A belated update on October shows: Murder City Devils rocked a sold out Vets Hall basement Sunday, Oct. 28--pipe organist Leslie Hardy was missing from the scene, and drummer Coady Willis busted his bass drum during the first song, but other than that, the Devils' last show in SC was on. Between songs, folks called out from the sweaty sea of bodies swaying like kelp during a storm, "Don't break up!" But Spencer Moody and crew offered no response or explanation as to why the band is calling it quits just when everything seems to be going right, and they closed the show without an encore.

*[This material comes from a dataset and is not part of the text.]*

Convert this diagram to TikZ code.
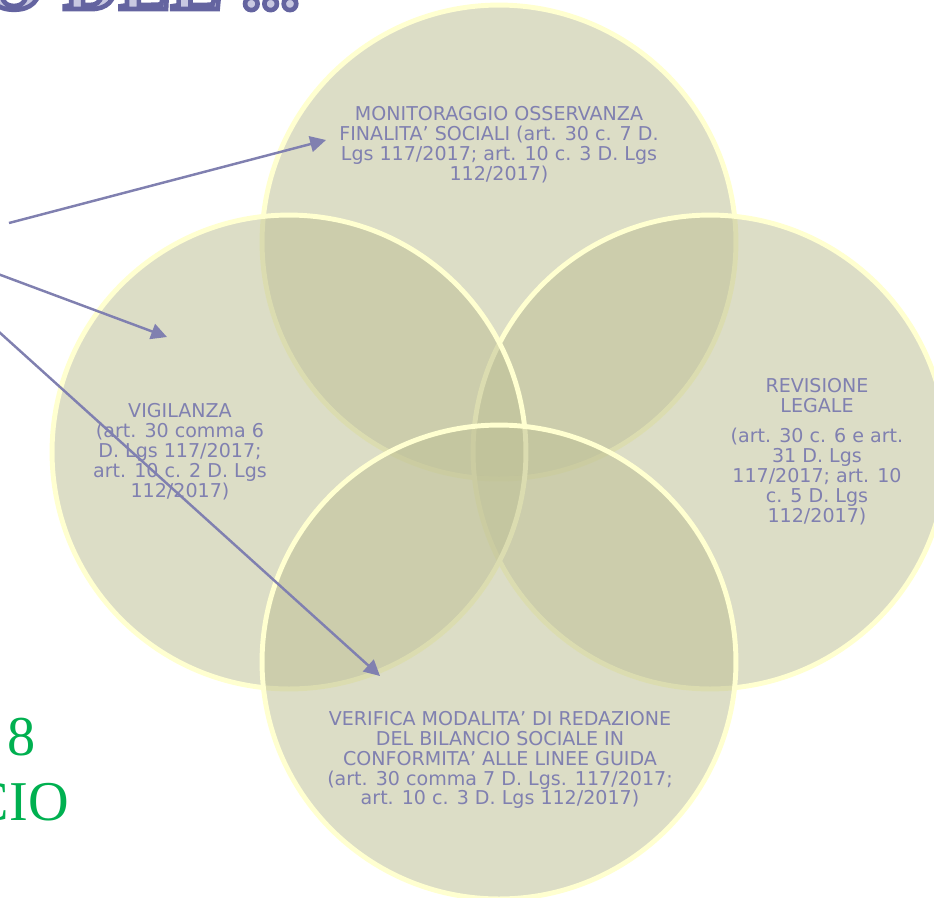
\documentclass[tikz,border=0pt]{standalone}
\usepackage{fontspec}
\setmainfont{DejaVu Sans}
\newfontfamily\serifgreen{Liberation Serif}
\newfontfamily\titleserif{Liberation Serif Bold}[FakeBold=6]
\usetikzlibrary{arrows.meta}
\definecolor{circfill}{RGB}{190,192,150}
\definecolor{circedge}{RGB}{255,255,208}
\definecolor{txt}{RGB}{128,128,176}
\definecolor{arr}{RGB}{128,128,176}
\definecolor{grn}{RGB}{0,176,80}
\definecolor{ttllight}{RGB}{200,200,225}
\begin{document}
\begin{tikzpicture}[x=0.02cm,y=-0.02cm,
  venn/.style={circle, minimum size=9.48cm, inner sep=0pt, outer sep=0pt,
    draw=circedge, line width=2.8pt, fill=circfill, fill opacity=0.54},
  lbl/.style={text=txt, align=center, inner sep=0pt,
    font=\fontsize{10.85}{11.35}\selectfont},
  pointer/.style={draw=arr, line width=1.4pt, -{Triangle[length=9pt,width=9pt]}},
  ttl/.style={anchor=base east, inner sep=0pt, text=ttllight, font=\titleserif\fontsize{44}{44}\selectfont},
  grtxt/.style={anchor=base east, inner sep=0pt, text=grn, font=\serifgreen\fontsize{32}{32}\selectfont}]
\useasboundingbox (0,0) rectangle (934,897);
\clip (0,0) rectangle (934,897);

% title (cut by the top edge): light fill, dark outline
\node[ttl] (ttl) at (300,9) {\special{pdf:code 0.392 0.392 0.627 RG}O DEL ...};

% green text at the left edge
\node[grtxt] (greeneight) at (36,755) {8};
\node[grtxt] (greencio) at (69,820) {CIO};

% circles
\node[venn] (ctop) at (499,242) {};
\node[venn] (cright) at (710,452) {};
\node[venn] (cleft) at (289,452) {};
\node[venn] (cbot) at (499,662) {};

% texts
\node[lbl] (ttop) at (499,145) {MONITORAGGIO OSSERVANZA\\FINALITA’ SOCIALI (art. 30 c. 7 D.\\Lgs 117/2017; art. 10 c. 3 D. Lgs\\112/2017)};
\node[lbl] (tleft) at (180,452) {VIGILANZA\\(art. 30 comma 6\\D. Lgs 117/2017;\\art. 10 c. 2 D. Lgs\\112/2017)};
\node[lbl] (tright) at (817,452) {REVISIONE\\LEGALE\\[5.7pt](art. 30 c. 6 e art.\\31 D. Lgs\\117/2017; art. 10\\c. 5 D. Lgs\\112/2017)};
\node[lbl] (tbot) at (500,760) {VERIFICA MODALITA’ DI REDAZIONE\\DEL BILANCIO SOCIALE IN\\CONFORMITA’ ALLE LINEE GUIDA\\(art. 30 comma 7 D. Lgs. 117/2017;\\art. 10 c. 3 D. Lgs 112/2017)};

% arrows
\coordinate (s1) at (9,223);
\coordinate (e1) at (326,140);
\coordinate (s2) at (-2,274);
\coordinate (e2) at (167,337);
\coordinate (s3) at (-2,331);
\coordinate (e3) at (380,676);
\draw[pointer] (s1) -- (e1);
\draw[pointer] (s2) -- (e2);
\draw[pointer] (s3) -- (e3);
\end{tikzpicture}
\end{document}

Someone should tell band mates Nick 13 and Geoff Kresge of the psychobilly trio Tiger Army that if the music thing should ever fail, the military would surely accept them into the special forces. Just how ripped are these guys? Let's just say the Catalyst security was mere window dressing when Tiger Army opened for Sick of It All and the Dropkick Murphys Friday, Nov. 2. Considering that one of the band's first SC gigs was on the tiny stage at the Aptos Club over a year and a half ago, Tiger Army has come a long way. Sporting a tee from German psychos Mad Sin (it's a very international scene), Nick 13 and crew fired up the show with the first track off their debut album, Nocturnal. Aside from the haircuts, the most impressive thing about psychobilly is the stand up slap bass--it's a talent few have the fingers for. With that in mind, the towering Geoff Kresge practically upstaged Nick 13 as he rampaged about the stage with his bass, furiously plucking away at the thick strings all the while.
Stewart Finds a Sound
Jamie Stewart isn't so much a musician as he is an explorer. Throughout the years, as he's shut down his bands (IBOPA, Ten in the Swear Jar) for something different, Stewart has been searching for uncharted regions of sound, and this time with his latest project, Xiu Xiu (pronounced "Shu Shu"), which played a house party Sunday, Nov. 4, he may have found it. Call it Stewart's third installment in a saga, Xiu Xiu plunges headfirst into a realm where bands like Radiohead only dip their toes. The new lineup: Lauren Andrews, Yvonne Chen and Cory McCullough (also from Ten in the Swear Jar) trade off on harmonium, mandolin, two keyboards, a rack of small Eastern-looking brass bells and gongs and, for a bass, something that appears to be a cross between a Mexican guitarron and a cello. It's all part of Stewart's strange concoction of sounds delicately pieced together and carried by his pretty voice. The Western world may be infatuated with rock bands playing rock instruments alongside synths and drum machines, but Xiu Xiu takes it a step further. Fuck the rock guitars and drum sets, Xiu Xiu takes indigenous instruments and works them with programmed drumbeats. It's not a "Let's throw all these wacky instruments together and see what happens" approach either; Stewart clearly is picky about what kind of tone he's shooting for. In an alternate universe, Stewart's voice is a hybrid of an even-more-fragile version of Robert Smith and an angry Trent Reznor (think Downward Spiral).